REQUEST →
Each entry below is to be given again word for word, with no pictures.
[START OF MATERIAL TO PROCESS]
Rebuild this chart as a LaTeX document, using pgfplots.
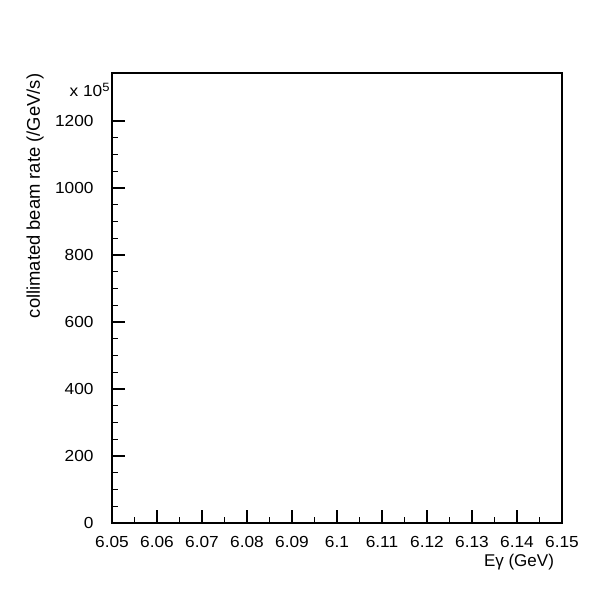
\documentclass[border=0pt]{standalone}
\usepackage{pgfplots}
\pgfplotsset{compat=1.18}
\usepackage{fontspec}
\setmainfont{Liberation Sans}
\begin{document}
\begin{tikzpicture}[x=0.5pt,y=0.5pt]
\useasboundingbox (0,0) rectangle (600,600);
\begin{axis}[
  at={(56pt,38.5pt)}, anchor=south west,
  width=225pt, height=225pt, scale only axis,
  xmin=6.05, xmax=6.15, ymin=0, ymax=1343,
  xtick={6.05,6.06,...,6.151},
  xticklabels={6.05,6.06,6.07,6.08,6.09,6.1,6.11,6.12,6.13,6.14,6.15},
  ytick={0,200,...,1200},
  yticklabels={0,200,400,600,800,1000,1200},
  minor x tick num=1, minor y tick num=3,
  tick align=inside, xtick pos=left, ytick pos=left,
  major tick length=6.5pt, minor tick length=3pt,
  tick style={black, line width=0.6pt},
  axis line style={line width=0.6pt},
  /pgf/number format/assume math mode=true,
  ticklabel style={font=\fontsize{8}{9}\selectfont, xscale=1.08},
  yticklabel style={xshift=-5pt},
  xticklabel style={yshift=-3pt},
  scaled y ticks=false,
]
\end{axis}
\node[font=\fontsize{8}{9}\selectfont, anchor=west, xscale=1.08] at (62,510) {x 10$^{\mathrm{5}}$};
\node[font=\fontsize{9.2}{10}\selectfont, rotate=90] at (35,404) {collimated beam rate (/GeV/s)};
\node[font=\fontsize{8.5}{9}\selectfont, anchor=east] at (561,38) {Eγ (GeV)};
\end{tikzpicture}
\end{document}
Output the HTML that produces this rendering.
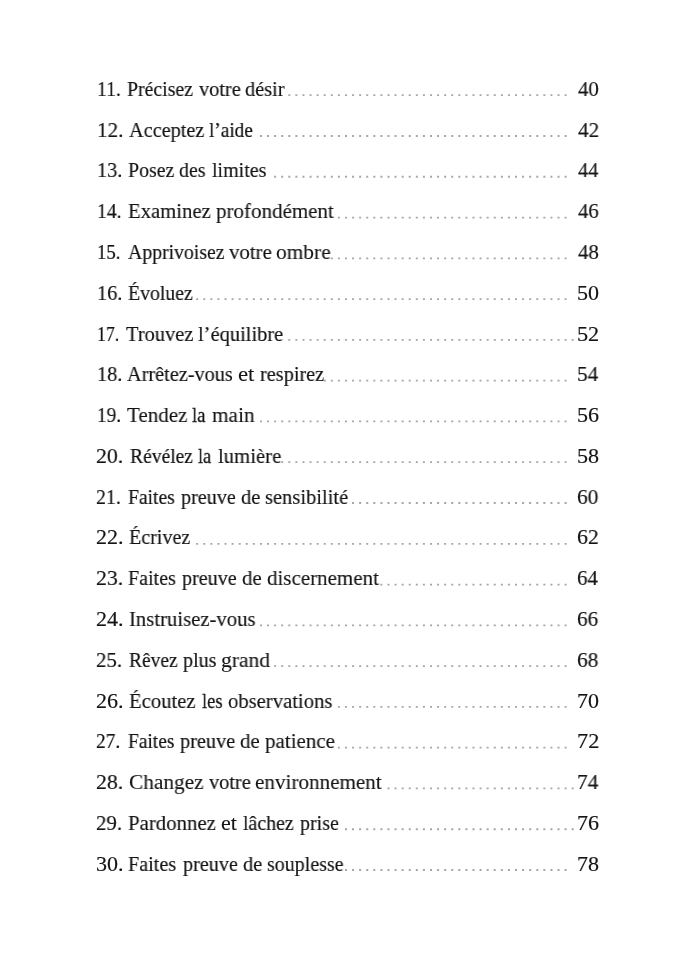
[END OF MATERIAL TO PROCESS]
CORRECT ANSWER →
Rebuild this chart as a LaTeX document, using pgfplots.
\documentclass[border=0pt]{standalone}
\usepackage{pgfplots}
\pgfplotsset{compat=1.18}
\usepackage{fontspec}
\setmainfont{Liberation Sans}
\begin{document}
\begin{tikzpicture}[x=0.5pt,y=0.5pt]
\useasboundingbox (0,0) rectangle (600,600);
\begin{axis}[
  at={(56pt,38.5pt)}, anchor=south west,
  width=225pt, height=225pt, scale only axis,
  xmin=6.05, xmax=6.15, ymin=0, ymax=1343,
  xtick={6.05,6.06,...,6.151},
  xticklabels={6.05,6.06,6.07,6.08,6.09,6.1,6.11,6.12,6.13,6.14,6.15},
  ytick={0,200,...,1200},
  yticklabels={0,200,400,600,800,1000,1200},
  minor x tick num=1, minor y tick num=3,
  tick align=inside, xtick pos=left, ytick pos=left,
  major tick length=6.5pt, minor tick length=3pt,
  tick style={black, line width=0.6pt},
  axis line style={line width=0.6pt},
  /pgf/number format/assume math mode=true,
  ticklabel style={font=\fontsize{8}{9}\selectfont, xscale=1.08},
  yticklabel style={xshift=-5pt},
  xticklabel style={yshift=-3pt},
  scaled y ticks=false,
]
\end{axis}
\node[font=\fontsize{8}{9}\selectfont, anchor=west, xscale=1.08] at (62,510) {x 10$^{\mathrm{5}}$};
\node[font=\fontsize{9.2}{10}\selectfont, rotate=90] at (35,404) {collimated beam rate (/GeV/s)};
\node[font=\fontsize{8.5}{9}\selectfont, anchor=east] at (561,38) {Eγ (GeV)};
\end{tikzpicture}
\end{document}
Output the HTML that produces this rendering.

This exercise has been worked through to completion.